By the time I was 32 years old, I’d spent four years behind the walls at Annapolis, completed three tours in a war zone, moved a dozen times, finished business school, cared for my mother who was dying of ALS and had three children with my wife in three and a half years. I felt like I’d been ground to the nub. And I was ready for the part of life that was supposed to be fun. That’s when my son was diagnosed. Tolstoy was right about families. The happy ones may all be the same. But the unhappy ones are unhappy in their own way.
My family wasn’t unhappy because of any of the laundry list of hard things we’d gone through. My wife was too strong to let it beat her. And my kids were kids; inherently happy. My family was unhappy for a much simpler reason. I was in it. I really only knew one way to get through hard things. I put my head down, grit my teeth and gutted it out. I told myself that one day we’d get through this. That the train would pull into the station. And all would be well. Until then though, I was going to be a miserable son of a bitch. And that’s just the way it was going to be.
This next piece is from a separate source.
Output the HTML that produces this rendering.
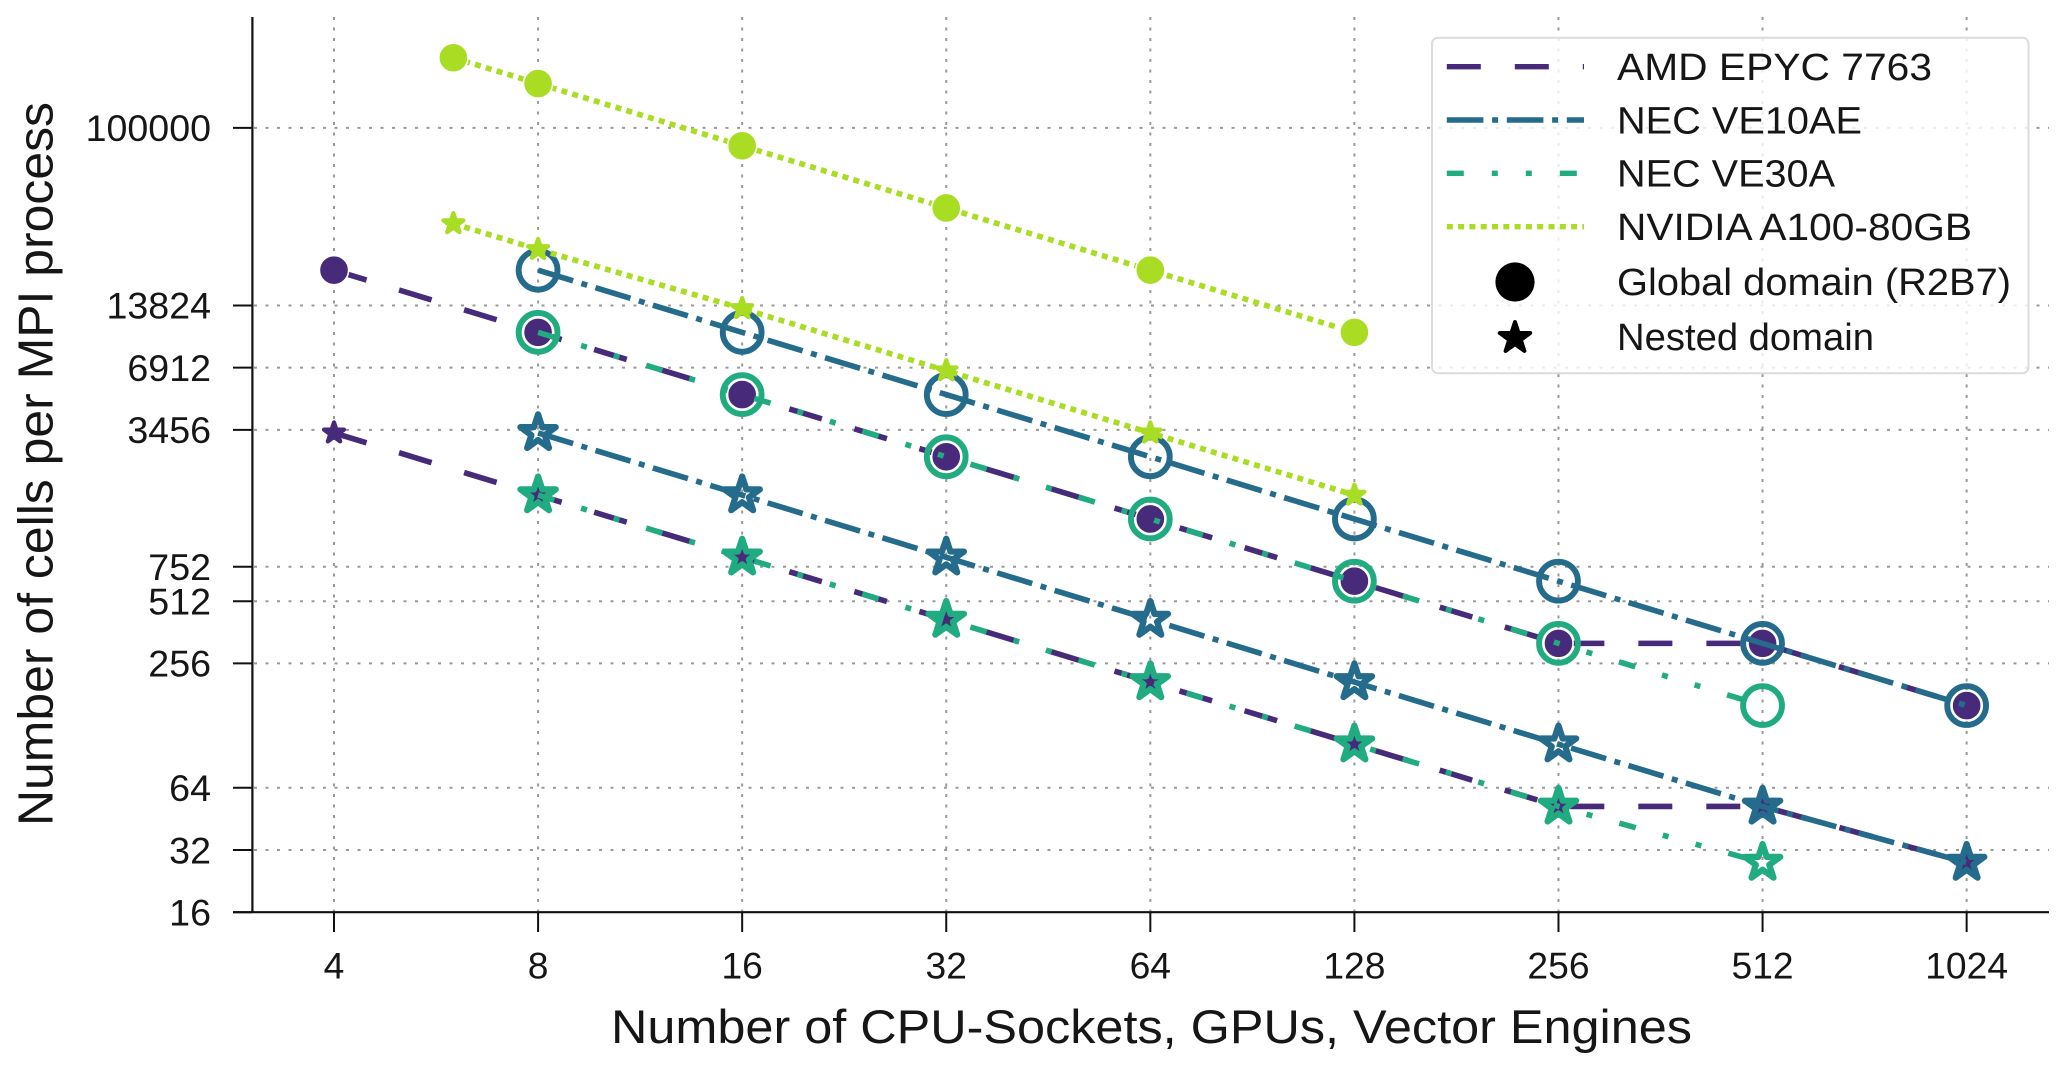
<!DOCTYPE html>
<html lang="en">
<head>
<meta charset="utf-8">
<title>Cells per MPI process vs number of devices</title>
<style>
html,body{margin:0;padding:0;background:#fff;}
svg{display:block;}
text{font-family:"Liberation Sans",sans-serif;fill:#161616;}
</style>
</head>
<body>
<svg id="chart" xmlns="http://www.w3.org/2000/svg" width="2067" height="1070" viewBox="0 0 2067 1070">
  <rect x="0" y="0" width="2067" height="1070" fill="#ffffff"/>
  <g id="grid"></g>
  <g id="marks"></g>
  <g id="axes">
    <line x1="252.4" y1="17" x2="252.4" y2="913" stroke="#111" stroke-width="2.2"/>
    <line x1="233" y1="912.2" x2="2049" y2="912.2" stroke="#111" stroke-width="2.2"/>
  </g>
  <text x="611" y="1043" font-size="47" textLength="1081" lengthAdjust="spacingAndGlyphs">Number of CPU-Sockets, GPUs, Vector Engines</text>
  <text transform="translate(52.7,826) rotate(-90)" font-size="49" textLength="724" lengthAdjust="spacingAndGlyphs">Number of cells per MPI process</text>
  <g>
    <rect x="1432" y="37.7" width="596.5" height="335.5" rx="6" ry="6" fill="#ffffff" fill-opacity="0.8" stroke="#dcdcdc" stroke-width="2"/>
    <g>
      <line x1="1446.8" y1="66.7" x2="1584" y2="66.7" stroke="#472a7a" stroke-width="5.4" stroke-dasharray="34 34"/>
      <text x="1617" y="80" font-size="38" textLength="315" lengthAdjust="spacingAndGlyphs">AMD EPYC 7763</text>
    </g>
    <g>
      <line x1="1446.8" y1="120" x2="1584" y2="120" stroke="#256b8c" stroke-width="5.4" stroke-dasharray="36.6 8.7 6 8.7"/>
      <text x="1617" y="133.3" font-size="38" textLength="245" lengthAdjust="spacingAndGlyphs">NEC VE10AE</text>
    </g>
    <g>
      <line x1="1446.8" y1="173.3" x2="1584" y2="173.3" stroke="#21ab81" stroke-width="5.4" stroke-dasharray="17 28 6 28 6 28"/>
      <text x="1617" y="186.7" font-size="38" textLength="218" lengthAdjust="spacingAndGlyphs">NEC VE30A</text>
    </g>
    <g>
      <line x1="1446.8" y1="226.7" x2="1584" y2="226.7" stroke="#a9dd24" stroke-width="5.4" stroke-dasharray="6 5.3"/>
      <text x="1617" y="240" font-size="38" textLength="355" lengthAdjust="spacingAndGlyphs">NVIDIA A100-80GB</text>
    </g>
    <g>
      <circle cx="1515" cy="282" r="19.6" fill="#000"/>
      <text x="1617" y="295" font-size="38" textLength="394" lengthAdjust="spacingAndGlyphs">Global domain (R2B7)</text>
    </g>
    <g>
      <path id="legend-star" fill="#000" stroke="#000" stroke-width="4" stroke-linejoin="round"/>
      <text x="1617" y="350" font-size="38" textLength="257" lengthAdjust="spacingAndGlyphs">Nested domain</text>
    </g>
  </g>
</svg>
<script>
// Axis ticks
const xTicks = [4, 8, 16, 32, 64, 128, 256, 512, 1024];
const yTicks = [16, 32, 64, 256, 512, 752, 3456, 6912, 13824, 100000];

// Global domain (R2B7): devices and cells per MPI process
const amdGlobalX = [4, 8, 16, 32, 64, 128, 256, 512, 1024];
const amdGlobalY = [20480, 10240, 5120, 2560, 1280, 640, 320, 320, 160];
const ve10GlobalX = [8, 16, 32, 64, 128, 256, 512, 1024];
const ve10GlobalY = [20480, 10240, 5120, 2560, 1280, 640, 320, 160];
const ve30GlobalX = [8, 16, 32, 64, 128, 256, 512];
const ve30GlobalY = [10240, 5120, 2560, 1280, 640, 320, 160];
const a100GlobalX = [6, 8, 16, 32, 64, 128];
const a100GlobalY = [218450, 163840, 81920, 40960, 20480, 10240];

// Nested domain: devices and cells per MPI process
const amdNestedX = [4, 8, 16, 32, 64, 128, 256, 512, 1024];
const amdNestedY = [3340, 1670, 835, 417, 208, 104, 52, 52, 27.8];
const ve10NestedX = [8, 16, 32, 64, 128, 256, 512, 1024];
const ve10NestedY = [3340, 1670, 835, 417, 208, 104, 52, 27.8];
const ve30NestedX = [8, 16, 32, 64, 128, 256, 512];
const ve30NestedY = [1670, 835, 417, 208, 104, 52, 27.8];
const a100NestedX = [6, 8, 16, 32, 64, 128];
const a100NestedY = [34400, 25800, 13360, 6680, 3340, 1670];

const NS = 'http://www.w3.org/2000/svg';
const gridGroup = document.getElementById('grid');
const marksGroup = document.getElementById('marks');
const axesGroup = document.getElementById('axes');

function xScale(v) { return 334 + 204.08 * Math.log2(v / 4); }
function yScale(v) { return 912.2 - 62.2 * Math.log2(v / 16); }

function make(tag, parent, attrs) {
  const node = document.createElementNS(NS, tag);
  Object.keys(attrs).forEach(function (k) { node.setAttribute(k, attrs[k]); });
  parent.appendChild(node);
  return node;
}

function starPath(cx, cy, R) {
  const r = R * 0.381966;
  let d = '';
  for (let i = 0; i < 10; i++) {
    const rad = i % 2 === 0 ? R : r;
    const a = -Math.PI / 2 + i * Math.PI / 5;
    d += (i === 0 ? 'M' : 'L') + (cx + rad * Math.cos(a)).toFixed(2) + ' ' + (cy + rad * Math.sin(a)).toFixed(2);
  }
  return d + 'Z';
}

// Grid and ticks
xTicks.forEach(function (t) {
  const px = xScale(t);
  const g = make('line', gridGroup, { x1: px, y1: 17, x2: px, y2: 912, stroke: '#999999', 'stroke-width': 2, 'stroke-dasharray': '3 7.5' });
  
  
  const tick = make('line', axesGroup, { x1: px, y1: 912, x2: px, y2: 932, stroke: '#111', 'stroke-width': 2 });
  
  
  const label = make('text', axesGroup, { x: px, y: 978.7, 'font-size': 37, 'text-anchor': 'middle', textLength: String(t).length * 20.7, lengthAdjust: 'spacingAndGlyphs' });
  
  
  label.textContent = String(t);
});
yTicks.forEach(function (t) {
  const py = yScale(t);
  if (t !== 16) {
    const g = make('line', gridGroup, { x1: 254, y1: py, x2: 2049, y2: py, stroke: '#999999', 'stroke-width': 2, 'stroke-dasharray': '3 8.5' });
    
    
  }
  const tick = make('line', axesGroup, { x1: 233, y1: py, x2: 252, y2: py, stroke: '#111', 'stroke-width': 2 });
  
  
  const label = make('text', axesGroup, { x: 211, y: py + 13.3, 'font-size': 37, 'text-anchor': 'end', textLength: String(t).length * 20.9, lengthAdjust: 'spacingAndGlyphs' });
  
  
  label.textContent = String(t);
});

function drawLine(xs, ys, color, dash, name) {
  const pts = xs.map(function (x, i) { return xScale(x).toFixed(2) + ',' + yScale(ys[i]).toFixed(2); }).join(' ');
  const line = make('polyline', marksGroup, { points: pts, fill: 'none', stroke: color, 'stroke-width': 5.6, 'stroke-dasharray': dash, 'stroke-linejoin': 'miter' });
  
  
}

function drawMarkers(xs, ys, color, kind, hollow, name) {
  xs.forEach(function (x, i) {
    const px = xScale(x);
    const py = yScale(ys[i]);
    let mark;
    if (kind === 'circle') {
      mark = hollow
        ? make('circle', marksGroup, { cx: px, cy: py, r: 19.4, fill: 'none', stroke: color, 'stroke-width': 5.9 })
        : make('circle', marksGroup, { cx: px, cy: py, r: 14.6, fill: color, stroke: '#ffffff', 'stroke-width': 1.6 });
    } else {
      mark = hollow
        ? make('path', marksGroup, { d: starPath(px, py, 18.6), fill: 'none', stroke: color, 'stroke-width': 6.2, 'stroke-linejoin': 'round' })
        : make('path', marksGroup, { d: starPath(px, py, 10.5), fill: color, stroke: color, 'stroke-width': 4.2, 'stroke-linejoin': 'round' });
    }
    
    
  });
}

const purple = '#472a7a';
const teal = '#256b8c';
const green = '#21ab81';
const lime = '#a9dd24';
const dashAmd = '34 34';
const dashVe10 = '36.6 8.7 6 8.7';
const dashVe30 = '17 28 6 28 6 28';
const dashA100 = '6 5.3';

drawLine(amdGlobalX, amdGlobalY, purple, dashAmd, 'amd-global');
drawMarkers(amdGlobalX, amdGlobalY, purple, 'circle', false, 'amd-global');
drawLine(amdNestedX, amdNestedY, purple, dashAmd, 'amd-nested');
drawMarkers(amdNestedX, amdNestedY, purple, 'star', false, 'amd-nested');

drawLine(ve10GlobalX, ve10GlobalY, teal, dashVe10, 've10ae-global');
drawMarkers(ve10GlobalX, ve10GlobalY, teal, 'circle', true, 've10ae-global');
drawLine(ve10NestedX, ve10NestedY, teal, dashVe10, 've10ae-nested');
drawMarkers(ve10NestedX, ve10NestedY, teal, 'star', true, 've10ae-nested');

drawLine(ve30GlobalX, ve30GlobalY, green, dashVe30, 've30a-global');
drawMarkers(ve30GlobalX, ve30GlobalY, green, 'circle', true, 've30a-global');
drawLine(ve30NestedX, ve30NestedY, green, dashVe30, 've30a-nested');
drawMarkers(ve30NestedX, ve30NestedY, green, 'star', true, 've30a-nested');

drawLine(a100GlobalX, a100GlobalY, lime, dashA100, 'a100-global');
drawMarkers(a100GlobalX, a100GlobalY, lime, 'circle', false, 'a100-global');
drawLine(a100NestedX, a100NestedY, lime, dashA100, 'a100-nested');
drawMarkers(a100NestedX, a100NestedY, lime, 'star', false, 'a100-nested');

document.getElementById('legend-star').setAttribute('d', starPath(1515, 338, 16));
</script>
</body>
</html>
I didn’t realize one of the great iron truths about life. There is no station. Just tracks; tracks as far as you’ll ever see. The cold reality of my son’s diagnosis and the increasingly clear and permanent burden of special needs parenting actually helped a bit. My son’s diagnosis destroyed the idea of a station. I had no choice but to come to terms with the uncomfortable truth that that we would never pull in. And that this may never get easy. With that truth came a reckoning. And a lesson about the nature of joy.
For most of my life, I’d mistaken a few things. I thought relaxation came from easy things. I thought peace came from quiet. And I confused joy for fun. With a lot of patience from a wife that never quit on me, friends who knew better from their own hard walks and the towering strength of faith, I learned a few things:
Peace comes from knowing God, or whatever version of higher power applies. Relaxation comes from aligning your internal expectations with your external realities. And joy comes from purpose. For me, that purpose was serving my family. Once you make your peace with all that, you’re pretty hard to beat.
One of the great regrets that I have is what I missed during the years when I faced the hard things in life by keeping my head down and my powder dry. The birth of my kids. The joy seeing my wife for the first time in months. The beauty of the simple things in life. I’ll never get any of it back. So do yourself a favor and start where I ended. I’ve learned the lesson for you. And you get no points for rework.